* Start *

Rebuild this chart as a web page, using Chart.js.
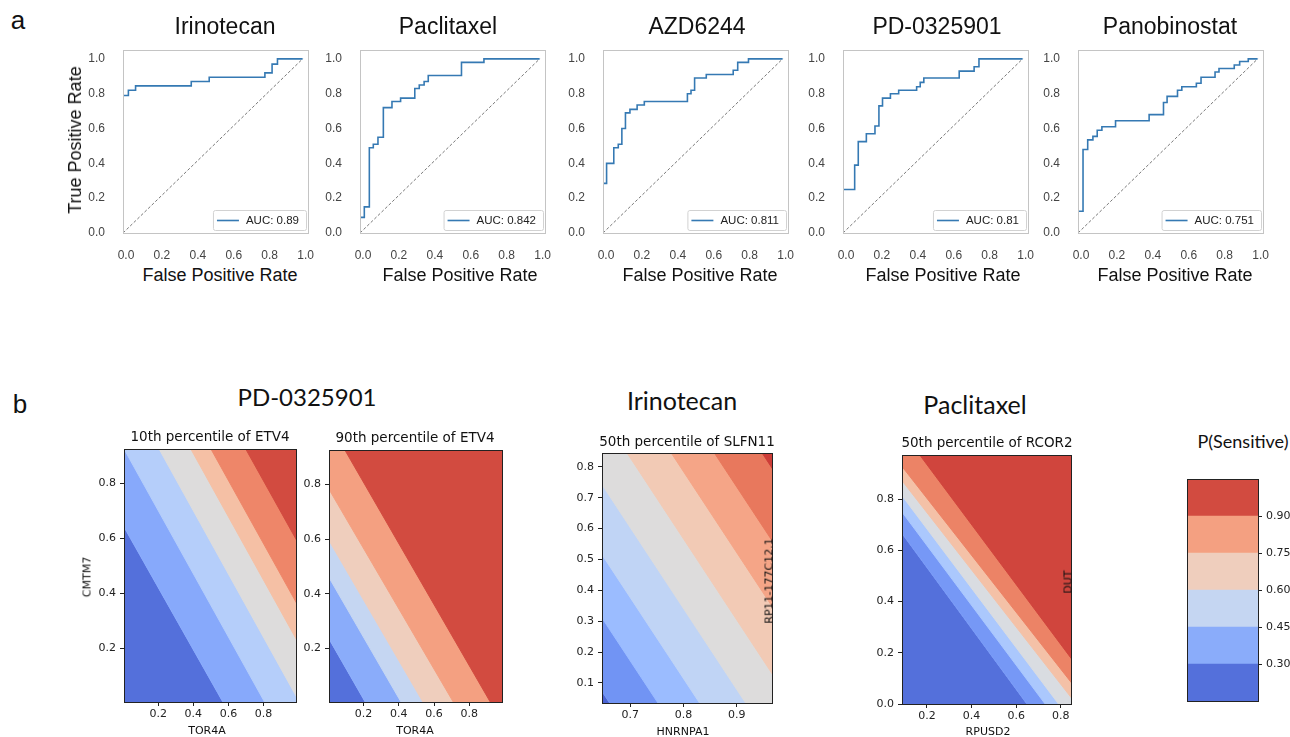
<!DOCTYPE html>
<html>
<head>
<meta charset="utf-8">
<script src="https://cdn.jsdelivr.net/npm/chart.js@4.4.1/dist/chart.umd.min.js"></script>
<style>
  body { margin: 0; background: #fff; }
  #fig { position: relative; width: 1290px; height: 737px; overflow: hidden; font-family: "Liberation Sans", Arial, sans-serif; color: #111; }
  .t { position: absolute; white-space: nowrap; transform: translate(-50%, -50%); line-height: 1; }
  .r { transform: translate(-50%, -50%) rotate(-90deg); }
  canvas { position: absolute; }
</style>
</head>
<body>
<div id="fig"></div>
<script>
// ===== a: ROC curves (corner points of each step) =====
const rocNames = ["Irinotecan", "Paclitaxel", "AZD6244", "PD-0325901", "Panobinostat"];
const rocAuc = [0.89, 0.842, 0.811, 0.81, 0.751];
const rocTicks = [0, 0.2, 0.4, 0.6, 0.8, 1.0];

const irinoFpr = [0, 0, 0.03, 0.07, 0.38, 0.48, 0.79, 0.83, 0.86, 1];
const irinoTpr = [0, 0.79, 0.82, 0.845, 0.87, 0.895, 0.92, 0.97, 1.0, 1.0];

const pacliFpr = [0, 0, 0.024, 0.052, 0.074, 0.1, 0.13, 0.178, 0.226, 0.305, 0.33, 0.357, 0.38, 0.565, 0.69, 1];
const pacliTpr = [0, 0.09, 0.15, 0.49, 0.51, 0.55, 0.72, 0.755, 0.775, 0.83, 0.85, 0.87, 0.905, 0.98, 1.0, 1.0];

const azdFpr = [0, 0, 0.02, 0.06, 0.085, 0.105, 0.125, 0.15, 0.19, 0.23, 0.47, 0.49, 0.51, 0.575, 0.725, 0.75, 0.81, 1];
const azdTpr = [0, 0.285, 0.4, 0.49, 0.51, 0.6, 0.69, 0.71, 0.735, 0.755, 0.8, 0.82, 0.89, 0.91, 0.935, 0.98, 1.0, 1.0];

const pdFpr = [0, 0, 0.065, 0.085, 0.13, 0.178, 0.2, 0.22, 0.264, 0.31, 0.41, 0.43, 0.45, 0.647, 0.73, 0.757, 1];
const pdTpr = [0, 0.25, 0.39, 0.525, 0.57, 0.615, 0.73, 0.775, 0.8, 0.82, 0.84, 0.865, 0.89, 0.93, 0.955, 1.0, 1.0];

const panoFpr = [0, 0, 0.028, 0.054, 0.083, 0.107, 0.133, 0.209, 0.396, 0.476, 0.496, 0.554, 0.578, 0.659, 0.685, 0.763, 0.785, 0.87, 0.9, 0.948, 1];
const panoTpr = [0, 0.125, 0.48, 0.535, 0.555, 0.59, 0.61, 0.645, 0.68, 0.75, 0.785, 0.82, 0.84, 0.86, 0.895, 0.925, 0.945, 0.965, 0.985, 1.0, 1.0];

const diagX = [0, 1];
const diagY = [0, 1];

// ===== b: contour boundaries, y value at the two x edges =====
const pdEdges = [0, 1];
const pd10Lines = [[0.647, -0.483], [0.931, -0.218], [1.161, 0.010], [1.369, 0.218], [1.500, 0.351], [1.725, 0.580]];
const pd90Lines = [[0.241, -0.883], [0.465, -0.649], [0.600, -0.508], [0.787, -0.316], [1.031, -0.086]];
const pdTicks = [0.2, 0.4, 0.6, 0.8];

const irinoEdges = [0.6, 1.0];
const irinoLines = [[0.196, -0.854], [0.434, -0.616], [0.639, -0.411], [0.866, -0.184], [1.092, 0.041], [1.310, 0.259], [1.522, 0.472], [1.758, 0.707]];
const irinoXTicks = [0.7, 0.8, 0.9];
const irinoYTicks = [0.1, 0.2, 0.3, 0.4, 0.5, 0.6, 0.7, 0.8];

const pacliEdges = [0, 1];
const pacliLines = [[0.770, -0.418], [0.852, -0.315], [0.915, -0.243], [0.970, -0.146], [1.025, -0.086], [1.168, -0.001]];
const pacliXTicks = [0.2, 0.4, 0.6, 0.8];
const pacliYTicks = [0.0, 0.2, 0.4, 0.6, 0.8];

const cbEdges = [0.15, 0.30, 0.45, 0.60, 0.75, 0.90, 1.05];
const cbTicks = [0.30, 0.45, 0.60, 0.75, 0.90];

// band colours (coolwarm steps)
const pd10Colors = ["#5470db", "#87a9fb", "#b5cefa", "#dddcdc", "#f5c0a5", "#ee8669", "#d24b40"];
const pd90Colors = ["#5470db", "#8aacfa", "#c5d6f2", "#efcebd", "#f4a081", "#d24b40"];
const irinoColors = ["#4a63d3", "#7194f4", "#9bbcff", "#c0d4f5", "#dddcdc", "#f2cab5", "#f5a587", "#e8785d", "#cc3d38"];
const pacliColors = ["#5470db", "#7698f6", "#abc8fd", "#d9dce1", "#f4c1a7", "#ec8366", "#d0453d"];
const cbColors = pd90Colors;

Chart.defaults.font.family = "'Liberation Sans', Arial, sans-serif";
Chart.defaults.animation = false;

const fig = document.getElementById("fig");

function makeCanvas(area, pl, pt, pr, pb) {
  const c = document.createElement("canvas");
  const w = area.w + pl + pr, h = area.h + pt + pb;
  c.width = w; c.height = h;
  c.style.left = (area.l - pl) + "px";
  c.style.top = (area.t - pt) + "px";
  c.style.width = w + "px";
  c.style.height = h + "px";
  fig.appendChild(c);
  return c;
}

function frameAxis(pos, color) {
  return {
    type: "linear", position: pos, display: true, min: 0, max: 1,
    ticks: { display: false }, grid: { display: false },
    border: { color: color, z: 1 },
    afterFit: s => { if (pos === "top" || pos === "bottom") s.height = 0; else s.width = 0; }
  };
}

function fixedTicks(list) {
  return s => { s.ticks = list.map(v => ({ value: v })); };
}

// legend box in the lower right corner of a ROC plot
const rocLegend = {
  id: "rocLegend",
  afterDraw(chart) {
    const ds = chart.data.datasets[0];
    const { ctx, chartArea: a } = chart;
    ctx.save();
    ctx.font = "11.5px 'Liberation Sans', Arial, sans-serif";
    const tw = ctx.measureText(ds.label).width;
    const w = tw + 40, h = 20;
    const x = a.right - w - 2, y = a.bottom - h - 3;
    ctx.fillStyle = "rgba(255,255,255,0.85)";
    ctx.strokeStyle = "#d2d2d2";
    ctx.lineWidth = 1;
    ctx.beginPath();
    if (ctx.roundRect) ctx.roundRect(x + 0.5, y + 0.5, w, h, 2); else ctx.rect(x + 0.5, y + 0.5, w, h);
    ctx.fill(); ctx.stroke();
    ctx.strokeStyle = ds.borderColor;
    ctx.lineWidth = 1.6;
    ctx.beginPath(); ctx.moveTo(x + 4, y + h / 2 + 0.5); ctx.lineTo(x + 26, y + h / 2 + 0.5); ctx.stroke();
    ctx.fillStyle = "#222";
    ctx.textBaseline = "middle";
    ctx.fillText(ds.label, x + 33, y + h / 2 + 1);
    ctx.restore();
  }
};

const rocLeft = [123, 360, 603, 843, 1078];

function rocChart(i, fpr, tpr) {
  const area = { l: rocLeft[i], t: 47, w: 185, h: 186 };
  const cv = makeCanvas(area, 42, 14, 14, 32);
  const tickFont = { size: 12, family: "'Liberation Sans', Arial, sans-serif" };
  new Chart(cv, {
    type: "line",
    data: {
      datasets: [
        { label: "AUC: " + rocAuc[i], data: fpr.map((x, k) => ({ x: x, y: tpr[k] })), stepped: true,
          borderColor: "#3579b3", borderWidth: 1.6, pointRadius: 0, fill: false },
        { label: "chance", data: diagX.map((x, k) => ({ x: x, y: diagY[k] })),
          borderColor: "#555", borderWidth: 0.8, borderDash: [3, 2], pointRadius: 0, fill: false }
      ]
    },
    options: {
      responsive: false, events: [],
      layout: { padding: { left: 0, top: 14, right: 14, bottom: 0 } },
      plugins: { legend: { display: false }, tooltip: { enabled: false } },
      scales: {
        x: { type: "linear", min: 0, max: 1.03, afterBuildTicks: fixedTicks(rocTicks),
             ticks: { callback: v => v.toFixed(1), font: tickFont, color: "#444", padding: 7, labelOffset: 3, maxRotation: 0, autoSkip: false },
             grid: { display: false }, border: { color: "#c4c4c4", z: 1 }, afterFit: s => { s.height = 32; } },
        y: { type: "linear", min: 0, max: 1.05, afterBuildTicks: fixedTicks(rocTicks),
             ticks: { callback: v => v.toFixed(1), font: tickFont, color: "#444", padding: 10, autoSkip: false },
             grid: { display: false }, border: { color: "#c4c4c4", z: 1 }, afterFit: s => { s.width = 42; } },
        x2: frameAxis("top", "#c4c4c4"),
        y2: frameAxis("right", "#c4c4c4")
      }
    },
    plugins: [rocLegend]
  });
}

rocChart(0, irinoFpr, irinoTpr);
rocChart(1, pacliFpr, pacliTpr);
rocChart(2, azdFpr, azdTpr);
rocChart(3, pdFpr, pdTpr);
rocChart(4, panoFpr, panoTpr);

// ===== contour panels =====
const dvFont = { size: 11, family: "'DejaVu Sans', sans-serif" };
const tickMarks = { display: true, drawOnChartArea: false, drawTicks: true, tickLength: 4, color: "#222" };

function contourChart(area, xr, yr, edges, lines, colors, xTicks, yTicks) {
  const cv = makeCanvas(area, 36, 14, 14, 26);
  const pts = lines.map(l => [{ x: edges[0], y: l[0] }, { x: edges[1], y: l[1] }]);
  const datasets = [{ data: pts[0], fill: "start", backgroundColor: colors[0], borderWidth: 0, pointRadius: 0, order: colors.length }];
  lines.forEach((l, i) => {
    datasets.push({ data: pts[i], fill: "end", backgroundColor: colors[i + 1], borderColor: colors[i + 1],
                    borderWidth: 1, pointRadius: 0, order: colors.length - 1 - i });
  });
  new Chart(cv, {
    type: "line",
    data: { datasets: datasets },
    options: {
      responsive: false, events: [],
      layout: { padding: { left: 0, top: 14, right: 14, bottom: 0 } },
      plugins: { legend: { display: false }, tooltip: { enabled: false } },
      scales: {
        x: { type: "linear", min: xr[0], max: xr[1], afterBuildTicks: fixedTicks(xTicks),
             ticks: { callback: v => v.toFixed(1), font: dvFont, color: "#222", padding: 2, maxRotation: 0, autoSkip: false },
             grid: tickMarks, border: { color: "#222", z: 1 }, afterFit: s => { s.height = 26; } },
        y: { type: "linear", min: yr[0], max: yr[1], afterBuildTicks: fixedTicks(yTicks),
             ticks: { callback: v => v.toFixed(1), font: dvFont, color: "#222", padding: 4, autoSkip: false },
             grid: tickMarks, border: { color: "#222", z: 1 }, afterFit: s => { s.width = 36; } },
        x2: frameAxis("top", "#222"),
        y2: frameAxis("right", "#222")
      }
    }
  });
}

contourChart({ l: 124, t: 449, w: 172, h: 253 }, [0.005, 0.985], [0.005, 0.925], pdEdges, pd10Lines, pd10Colors, pdTicks, pdTicks);
contourChart({ l: 329, t: 450, w: 173, h: 252 }, [0.005, 0.985], [0.005, 0.925], pdEdges, pd90Lines, pd90Colors, pdTicks, pdTicks);
contourChart({ l: 602, t: 453, w: 170, h: 250 }, [0.647, 0.966], [0.035, 0.845], irinoEdges, irinoLines, irinoColors, irinoXTicks, irinoYTicks);
contourChart({ l: 902, t: 455, w: 169, h: 249 }, [0.088, 0.846], [0.0, 0.972], pacliEdges, pacliLines, pacliColors, pacliXTicks, pacliYTicks);

// ===== colour bar =====
(function () {
  const area = { l: 1187, t: 479, w: 71, h: 222 };
  const cv = makeCanvas(area, 1, 14, 32, 14);
  const datasets = cbColors.map((c, i) => ({
    data: [[cbEdges[i], cbEdges[i + 1]]], backgroundColor: c, borderWidth: 0,
    barPercentage: 1, categoryPercentage: 1, grouped: false
  }));
  new Chart(cv, {
    type: "bar",
    data: { labels: ["P(Sensitive)"], datasets: datasets },
    options: {
      responsive: false, events: [],
      layout: { padding: { left: 1, top: 14, right: 0, bottom: 14 } },
      plugins: { legend: { display: false }, tooltip: { enabled: false } },
      scales: {
        x: { display: true, ticks: { display: false }, grid: { display: false }, border: { color: "#222", z: 1 },
             afterFit: s => { s.height = 0; } },
        y: { type: "linear", position: "right", min: cbEdges[0], max: cbEdges[cbEdges.length - 1], afterBuildTicks: fixedTicks(cbTicks),
             ticks: { callback: v => v.toFixed(2), font: dvFont, color: "#222", padding: 4, autoSkip: false },
             grid: tickMarks, border: { color: "#222", z: 1 }, afterFit: s => { s.width = 32; } },
        x2: frameAxis("top", "#222"),
        y2: frameAxis("left", "#222")
      }
    }
  });
})();

// ===== text =====
const arial = "'Liberation Sans', Arial, sans-serif";
const dejavu = "'DejaVu Sans', sans-serif";
const lato = "Lato, 'Open Sans', sans-serif";
function label(txt, x, y, size, family, rot) {
  const d = document.createElement("div");
  d.className = "t" + (rot ? " r" : "");
  d.textContent = txt;
  d.style.left = x + "px";
  d.style.top = y + "px";
  d.style.fontSize = size + "px";
  d.style.fontFamily = family;
  fig.appendChild(d);
}

label("a", 18, 20, 26, arial);
label("b", 20, 404, 26, arial);
const rocTitleX = [225, 448, 697, 937, 1170];
const rocXLabelX = [220, 460, 700, 943, 1175];
rocNames.forEach((n, i) => {
  label(n, rocTitleX[i], 26, 23, arial);
  label("False Positive Rate", rocXLabelX[i], 275, 18, arial);
});
label("True Positive Rate", 75, 140, 18, arial, true);

label("PD-0325901", 307, 397, 24, lato);
label("Irinotecan", 682, 400, 25, lato);
label("Paclitaxel", 975, 404, 25, lato);
label("P(Sensitive)", 1243, 441, 18, lato);

label("10th percentile of ETV4", 210, 437, 13.5, dejavu);
label("90th percentile of ETV4", 415, 438, 13.5, dejavu);
label("50th percentile of SLFN11", 687, 442, 13.5, dejavu);
label("50th percentile of RCOR2", 987, 443, 13.5, dejavu);

label("TOR4A", 207, 730, 11, dejavu);
label("TOR4A", 415, 730, 11, dejavu);
label("HNRNPA1", 683, 731, 11, dejavu);
label("RPUSD2", 988, 731, 11, dejavu);
label("CMTM7", 87, 577, 11, dejavu, true);
label("RP11-177C12.1", 769, 581, 11, dejavu, true);
label("DUT", 1068, 582, 11, dejavu, true);
</script>
</body>
</html>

* End *

→ **Brief**
Pictures are excluded: retype only the lines from the beginning of the listing above through the line with "const rocTicks = [0, 0.2, 0.4, 0.6, 0.8, 1.0];", both included.

→ **Response below**
Rebuild this chart as a web page, using Chart.js.
<!DOCTYPE html>
<html>
<head>
<meta charset="utf-8">
<script src="https://cdn.jsdelivr.net/npm/chart.js@4.4.1/dist/chart.umd.min.js"></script>
<style>
  body { margin: 0; background: #fff; }
  #fig { position: relative; width: 1290px; height: 737px; overflow: hidden; font-family: "Liberation Sans", Arial, sans-serif; color: #111; }
  .t { position: absolute; white-space: nowrap; transform: translate(-50%, -50%); line-height: 1; }
  .r { transform: translate(-50%, -50%) rotate(-90deg); }
  canvas { position: absolute; }
</style>
</head>
<body>
<div id="fig"></div>
<script>
// ===== a: ROC curves (corner points of each step) =====
const rocNames = ["Irinotecan", "Paclitaxel", "AZD6244", "PD-0325901", "Panobinostat"];
const rocAuc = [0.89, 0.842, 0.811, 0.81, 0.751];
const rocTicks = [0, 0.2, 0.4, 0.6, 0.8, 1.0];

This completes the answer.